- [Data in this exercise]:
____

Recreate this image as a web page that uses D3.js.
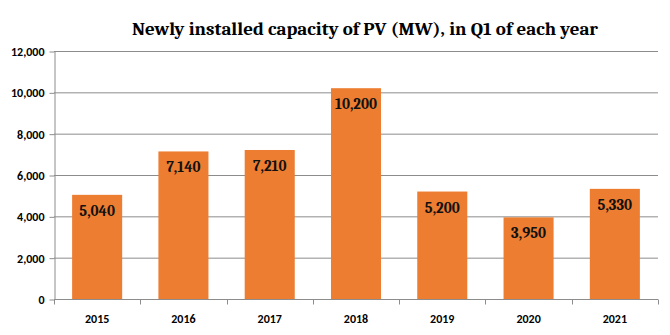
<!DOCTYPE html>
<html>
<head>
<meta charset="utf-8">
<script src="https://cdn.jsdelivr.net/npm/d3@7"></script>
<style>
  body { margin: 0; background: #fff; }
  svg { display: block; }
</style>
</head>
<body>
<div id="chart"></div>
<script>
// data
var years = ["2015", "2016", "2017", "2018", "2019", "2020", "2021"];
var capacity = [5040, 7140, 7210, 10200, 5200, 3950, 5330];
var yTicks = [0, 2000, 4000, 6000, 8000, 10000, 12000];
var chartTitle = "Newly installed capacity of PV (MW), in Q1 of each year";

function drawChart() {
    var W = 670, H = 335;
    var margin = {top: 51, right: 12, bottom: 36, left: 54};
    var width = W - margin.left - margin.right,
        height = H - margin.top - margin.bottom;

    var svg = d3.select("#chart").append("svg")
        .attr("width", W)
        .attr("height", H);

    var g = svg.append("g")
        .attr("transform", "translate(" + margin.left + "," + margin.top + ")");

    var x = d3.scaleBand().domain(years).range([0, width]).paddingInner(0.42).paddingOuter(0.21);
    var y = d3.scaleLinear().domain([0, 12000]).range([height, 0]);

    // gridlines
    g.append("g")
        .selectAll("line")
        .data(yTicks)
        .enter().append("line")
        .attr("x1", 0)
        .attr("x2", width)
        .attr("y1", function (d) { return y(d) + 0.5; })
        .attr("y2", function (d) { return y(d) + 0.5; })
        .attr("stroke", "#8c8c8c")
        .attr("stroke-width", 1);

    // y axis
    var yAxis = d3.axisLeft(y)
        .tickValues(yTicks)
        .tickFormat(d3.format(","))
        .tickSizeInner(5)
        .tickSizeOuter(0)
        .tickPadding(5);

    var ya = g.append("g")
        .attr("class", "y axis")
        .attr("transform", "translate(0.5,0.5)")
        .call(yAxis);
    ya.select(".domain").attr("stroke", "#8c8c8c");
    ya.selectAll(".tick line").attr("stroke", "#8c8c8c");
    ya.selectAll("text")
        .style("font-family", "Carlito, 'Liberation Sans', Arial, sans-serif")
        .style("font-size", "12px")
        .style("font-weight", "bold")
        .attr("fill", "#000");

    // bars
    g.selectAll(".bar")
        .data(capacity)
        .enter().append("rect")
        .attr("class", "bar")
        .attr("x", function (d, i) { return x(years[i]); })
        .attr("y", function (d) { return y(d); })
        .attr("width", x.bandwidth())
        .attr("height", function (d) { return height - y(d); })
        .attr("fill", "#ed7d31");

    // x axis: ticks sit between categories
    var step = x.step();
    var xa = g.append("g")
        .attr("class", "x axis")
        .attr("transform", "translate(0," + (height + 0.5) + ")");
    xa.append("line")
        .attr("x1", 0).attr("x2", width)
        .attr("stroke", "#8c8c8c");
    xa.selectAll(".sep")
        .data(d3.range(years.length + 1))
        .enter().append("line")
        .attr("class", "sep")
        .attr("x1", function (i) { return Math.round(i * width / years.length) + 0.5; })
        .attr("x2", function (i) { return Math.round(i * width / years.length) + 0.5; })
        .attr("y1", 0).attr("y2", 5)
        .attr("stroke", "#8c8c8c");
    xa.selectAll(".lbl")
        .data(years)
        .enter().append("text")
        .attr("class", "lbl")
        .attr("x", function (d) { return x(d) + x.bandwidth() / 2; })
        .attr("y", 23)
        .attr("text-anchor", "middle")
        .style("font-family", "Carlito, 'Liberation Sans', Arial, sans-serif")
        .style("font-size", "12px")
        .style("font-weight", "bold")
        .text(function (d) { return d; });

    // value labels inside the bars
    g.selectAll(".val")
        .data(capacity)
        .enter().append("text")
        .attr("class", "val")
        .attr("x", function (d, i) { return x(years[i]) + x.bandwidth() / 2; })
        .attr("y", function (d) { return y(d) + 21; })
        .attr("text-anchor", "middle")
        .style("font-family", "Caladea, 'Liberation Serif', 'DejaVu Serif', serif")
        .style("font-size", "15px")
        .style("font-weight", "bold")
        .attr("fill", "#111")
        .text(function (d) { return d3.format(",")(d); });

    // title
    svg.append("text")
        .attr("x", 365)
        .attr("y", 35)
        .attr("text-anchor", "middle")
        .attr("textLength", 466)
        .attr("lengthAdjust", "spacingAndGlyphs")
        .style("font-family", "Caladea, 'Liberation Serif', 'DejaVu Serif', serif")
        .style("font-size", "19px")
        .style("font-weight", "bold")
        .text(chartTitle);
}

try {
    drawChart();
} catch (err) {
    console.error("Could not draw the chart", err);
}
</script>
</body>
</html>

____

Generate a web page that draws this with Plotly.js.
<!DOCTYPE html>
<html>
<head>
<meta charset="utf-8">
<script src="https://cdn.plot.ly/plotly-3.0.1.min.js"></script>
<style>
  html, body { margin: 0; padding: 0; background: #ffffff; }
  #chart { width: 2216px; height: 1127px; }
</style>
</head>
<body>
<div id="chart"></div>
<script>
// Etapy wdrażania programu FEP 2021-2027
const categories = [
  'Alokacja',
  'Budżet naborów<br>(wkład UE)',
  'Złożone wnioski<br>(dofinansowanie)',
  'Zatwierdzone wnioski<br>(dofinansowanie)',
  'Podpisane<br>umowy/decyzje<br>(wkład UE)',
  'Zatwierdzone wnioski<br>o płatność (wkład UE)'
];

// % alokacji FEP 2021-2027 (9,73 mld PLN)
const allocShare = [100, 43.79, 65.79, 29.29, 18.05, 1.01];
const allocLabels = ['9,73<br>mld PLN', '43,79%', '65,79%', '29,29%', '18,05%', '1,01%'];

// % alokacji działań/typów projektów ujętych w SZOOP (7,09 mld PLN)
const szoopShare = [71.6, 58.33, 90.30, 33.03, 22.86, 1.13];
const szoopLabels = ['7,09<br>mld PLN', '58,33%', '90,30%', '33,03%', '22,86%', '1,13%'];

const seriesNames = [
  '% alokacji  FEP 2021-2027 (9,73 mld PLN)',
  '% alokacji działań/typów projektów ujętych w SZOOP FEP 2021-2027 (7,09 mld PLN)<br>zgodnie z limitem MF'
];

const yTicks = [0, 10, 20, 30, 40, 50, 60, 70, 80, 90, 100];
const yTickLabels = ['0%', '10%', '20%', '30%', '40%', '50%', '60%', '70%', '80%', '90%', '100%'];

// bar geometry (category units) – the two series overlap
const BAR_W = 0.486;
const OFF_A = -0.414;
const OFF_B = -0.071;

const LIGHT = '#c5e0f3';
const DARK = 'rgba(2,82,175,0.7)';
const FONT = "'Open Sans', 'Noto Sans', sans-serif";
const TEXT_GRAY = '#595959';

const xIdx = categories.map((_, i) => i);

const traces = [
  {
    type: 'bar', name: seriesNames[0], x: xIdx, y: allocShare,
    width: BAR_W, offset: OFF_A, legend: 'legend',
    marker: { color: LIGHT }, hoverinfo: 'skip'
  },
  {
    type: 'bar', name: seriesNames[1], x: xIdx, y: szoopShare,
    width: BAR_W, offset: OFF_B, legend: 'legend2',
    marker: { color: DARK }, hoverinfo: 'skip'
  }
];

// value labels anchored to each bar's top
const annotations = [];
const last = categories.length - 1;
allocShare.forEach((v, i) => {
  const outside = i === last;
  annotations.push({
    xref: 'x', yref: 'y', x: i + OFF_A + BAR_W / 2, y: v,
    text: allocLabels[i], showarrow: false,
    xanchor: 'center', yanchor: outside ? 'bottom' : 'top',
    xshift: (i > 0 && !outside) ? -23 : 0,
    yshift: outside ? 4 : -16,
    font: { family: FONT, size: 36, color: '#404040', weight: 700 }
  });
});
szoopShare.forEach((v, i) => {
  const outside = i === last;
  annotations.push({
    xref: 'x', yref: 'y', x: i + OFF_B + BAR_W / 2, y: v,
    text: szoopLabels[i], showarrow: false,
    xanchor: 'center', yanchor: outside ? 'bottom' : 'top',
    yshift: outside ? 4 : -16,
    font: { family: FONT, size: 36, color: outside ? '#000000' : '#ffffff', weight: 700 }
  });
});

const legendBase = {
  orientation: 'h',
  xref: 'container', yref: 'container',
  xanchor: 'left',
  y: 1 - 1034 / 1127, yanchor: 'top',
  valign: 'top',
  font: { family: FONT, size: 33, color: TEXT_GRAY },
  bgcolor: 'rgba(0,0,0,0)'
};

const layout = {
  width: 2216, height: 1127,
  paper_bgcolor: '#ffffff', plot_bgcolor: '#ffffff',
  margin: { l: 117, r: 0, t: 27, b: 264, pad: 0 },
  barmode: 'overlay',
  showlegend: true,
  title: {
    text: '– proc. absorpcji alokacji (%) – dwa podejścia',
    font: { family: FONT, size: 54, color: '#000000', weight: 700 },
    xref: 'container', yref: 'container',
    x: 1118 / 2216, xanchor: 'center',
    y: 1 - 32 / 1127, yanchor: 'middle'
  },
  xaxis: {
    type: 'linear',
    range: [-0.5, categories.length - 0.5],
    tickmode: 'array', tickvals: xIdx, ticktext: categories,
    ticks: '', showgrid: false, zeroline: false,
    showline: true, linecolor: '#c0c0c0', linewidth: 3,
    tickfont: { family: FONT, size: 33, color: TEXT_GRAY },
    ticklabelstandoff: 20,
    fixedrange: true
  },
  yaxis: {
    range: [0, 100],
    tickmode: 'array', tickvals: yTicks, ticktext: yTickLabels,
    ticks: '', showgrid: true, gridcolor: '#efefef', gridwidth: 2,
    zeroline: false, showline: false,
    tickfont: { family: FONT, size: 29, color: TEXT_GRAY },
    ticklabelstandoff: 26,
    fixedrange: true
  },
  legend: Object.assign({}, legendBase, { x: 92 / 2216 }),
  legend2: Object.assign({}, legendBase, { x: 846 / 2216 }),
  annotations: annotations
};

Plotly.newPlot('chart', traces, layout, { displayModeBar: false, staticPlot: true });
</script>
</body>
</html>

____

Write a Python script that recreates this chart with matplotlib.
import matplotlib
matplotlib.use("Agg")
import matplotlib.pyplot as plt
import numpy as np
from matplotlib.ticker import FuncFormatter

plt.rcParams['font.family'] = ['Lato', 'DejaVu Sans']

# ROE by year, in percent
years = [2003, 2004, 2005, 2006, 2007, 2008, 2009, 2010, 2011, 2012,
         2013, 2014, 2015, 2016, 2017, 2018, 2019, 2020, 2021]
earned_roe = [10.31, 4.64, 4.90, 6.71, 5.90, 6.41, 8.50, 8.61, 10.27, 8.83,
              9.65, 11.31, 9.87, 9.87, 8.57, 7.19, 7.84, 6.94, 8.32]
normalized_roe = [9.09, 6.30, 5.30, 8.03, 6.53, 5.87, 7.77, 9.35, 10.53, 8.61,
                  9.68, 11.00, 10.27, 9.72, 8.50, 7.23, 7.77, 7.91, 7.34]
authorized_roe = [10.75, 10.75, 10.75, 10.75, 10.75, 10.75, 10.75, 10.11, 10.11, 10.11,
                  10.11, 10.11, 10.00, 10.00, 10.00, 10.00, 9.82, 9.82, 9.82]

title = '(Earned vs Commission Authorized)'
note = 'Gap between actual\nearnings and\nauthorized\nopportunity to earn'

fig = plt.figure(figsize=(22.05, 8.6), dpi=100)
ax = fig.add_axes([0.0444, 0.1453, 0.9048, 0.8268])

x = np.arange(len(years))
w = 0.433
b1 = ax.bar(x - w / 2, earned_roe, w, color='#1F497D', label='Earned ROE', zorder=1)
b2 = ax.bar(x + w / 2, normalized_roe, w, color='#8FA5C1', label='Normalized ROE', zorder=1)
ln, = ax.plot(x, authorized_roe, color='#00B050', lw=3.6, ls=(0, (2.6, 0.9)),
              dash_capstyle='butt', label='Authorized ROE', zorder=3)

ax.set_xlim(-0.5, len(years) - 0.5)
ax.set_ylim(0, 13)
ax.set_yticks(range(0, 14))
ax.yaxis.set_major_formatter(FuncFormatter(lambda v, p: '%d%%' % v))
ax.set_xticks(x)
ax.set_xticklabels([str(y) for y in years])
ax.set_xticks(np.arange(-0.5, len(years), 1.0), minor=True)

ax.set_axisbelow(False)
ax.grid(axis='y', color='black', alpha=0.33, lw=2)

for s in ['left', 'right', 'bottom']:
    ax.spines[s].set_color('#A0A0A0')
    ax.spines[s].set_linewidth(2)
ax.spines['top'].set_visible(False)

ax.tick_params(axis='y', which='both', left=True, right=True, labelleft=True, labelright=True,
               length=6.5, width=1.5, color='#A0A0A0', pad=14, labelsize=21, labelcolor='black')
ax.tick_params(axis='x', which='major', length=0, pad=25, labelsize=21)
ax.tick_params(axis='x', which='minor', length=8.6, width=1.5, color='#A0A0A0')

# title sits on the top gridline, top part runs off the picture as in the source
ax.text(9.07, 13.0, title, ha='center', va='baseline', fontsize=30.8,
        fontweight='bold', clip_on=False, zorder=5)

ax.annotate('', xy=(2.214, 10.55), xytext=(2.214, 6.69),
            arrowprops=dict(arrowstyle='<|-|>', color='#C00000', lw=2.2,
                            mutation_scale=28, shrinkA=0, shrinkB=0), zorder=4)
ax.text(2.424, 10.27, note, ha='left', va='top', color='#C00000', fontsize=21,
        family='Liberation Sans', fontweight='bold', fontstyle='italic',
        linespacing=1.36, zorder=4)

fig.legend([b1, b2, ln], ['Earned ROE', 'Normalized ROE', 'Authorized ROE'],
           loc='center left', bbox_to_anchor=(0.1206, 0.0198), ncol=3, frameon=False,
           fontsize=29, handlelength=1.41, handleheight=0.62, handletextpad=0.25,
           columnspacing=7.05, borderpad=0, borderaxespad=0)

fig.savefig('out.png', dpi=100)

____

- [Requirements]:
Your task is to reproduce exactly the lines beginning at the line containing "Write a Python" and ending at the line containing "dash_capstyle='butt', label='Authorized ROE', zorder=3)", inclusive.

- [Result of the task]:
Write a Python script that recreates this chart with matplotlib.
import matplotlib
matplotlib.use("Agg")
import matplotlib.pyplot as plt
import numpy as np
from matplotlib.ticker import FuncFormatter

plt.rcParams['font.family'] = ['Lato', 'DejaVu Sans']

# ROE by year, in percent
years = [2003, 2004, 2005, 2006, 2007, 2008, 2009, 2010, 2011, 2012,
         2013, 2014, 2015, 2016, 2017, 2018, 2019, 2020, 2021]
earned_roe = [10.31, 4.64, 4.90, 6.71, 5.90, 6.41, 8.50, 8.61, 10.27, 8.83,
              9.65, 11.31, 9.87, 9.87, 8.57, 7.19, 7.84, 6.94, 8.32]
normalized_roe = [9.09, 6.30, 5.30, 8.03, 6.53, 5.87, 7.77, 9.35, 10.53, 8.61,
                  9.68, 11.00, 10.27, 9.72, 8.50, 7.23, 7.77, 7.91, 7.34]
authorized_roe = [10.75, 10.75, 10.75, 10.75, 10.75, 10.75, 10.75, 10.11, 10.11, 10.11,
                  10.11, 10.11, 10.00, 10.00, 10.00, 10.00, 9.82, 9.82, 9.82]

title = '(Earned vs Commission Authorized)'
note = 'Gap between actual\nearnings and\nauthorized\nopportunity to earn'

fig = plt.figure(figsize=(22.05, 8.6), dpi=100)
ax = fig.add_axes([0.0444, 0.1453, 0.9048, 0.8268])

x = np.arange(len(years))
w = 0.433
b1 = ax.bar(x - w / 2, earned_roe, w, color='#1F497D', label='Earned ROE', zorder=1)
b2 = ax.bar(x + w / 2, normalized_roe, w, color='#8FA5C1', label='Normalized ROE', zorder=1)
ln, = ax.plot(x, authorized_roe, color='#00B050', lw=3.6, ls=(0, (2.6, 0.9)),
              dash_capstyle='butt', label='Authorized ROE', zorder=3)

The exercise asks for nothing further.